Dice Robles en Nuevos
juguetes de la Guerra Fría: “Aproveché para rescatar a Bazooka, que tenía
el rostro desfigurado por las quemaduras, y así se iba a quedar para siempre:
como Freddy Krueger y como Jaime Paz Zamora… Era feo. Una vez vimos a Paz
Zamora en la residencia del papá de Aníbal y yo me metí al baño para no tener
que acercarme a mirarlo a la cara”. Cómo mirar a Paz Zamora después ya no digo de
la quemada física sino política al pactar con su, en términos comiqueros,
archienemigo de toda la vida.
Hay también algunas partes débiles, como en toda novela, extrañé
esa falta de maldad, por ejemplo, de la oscuridad maldita y satánica (no hablo
del mal llamado realismo sucio, digo algo más profundo y por lo tanto más triste),
ese ingrediente, esa palpitación que parece ser la ausencia en gran parte de
esta generación y de la que viene inmediatamente después de los nacidos en los
años 70: la maldad en serio, la maldad que tanto agradecí hallar en los libros
de José María Arguedas.
Decía en alguna parte de esta reseña que no sé muy bien
dónde colocar Nuevos juguetes de la
Guerra Fría. Tal vez no tenga un lugar preciso.
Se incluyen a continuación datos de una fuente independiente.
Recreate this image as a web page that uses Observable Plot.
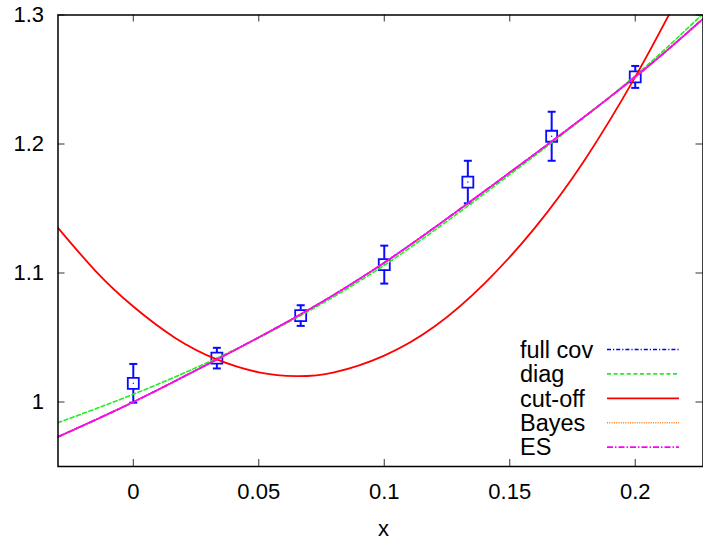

En realidad lo más probable
es que no tenga por qué tenerlo.
No es una gran novela, lo advierto desde ahora, no es un
libro de esos que quedarán o te marcarán para siempre, sin embargo hay algo inquietante
y atrapante y convincente y con eso basta, Juan Manuel, para el ochentero sin
memoria infantil que firma esta reseña.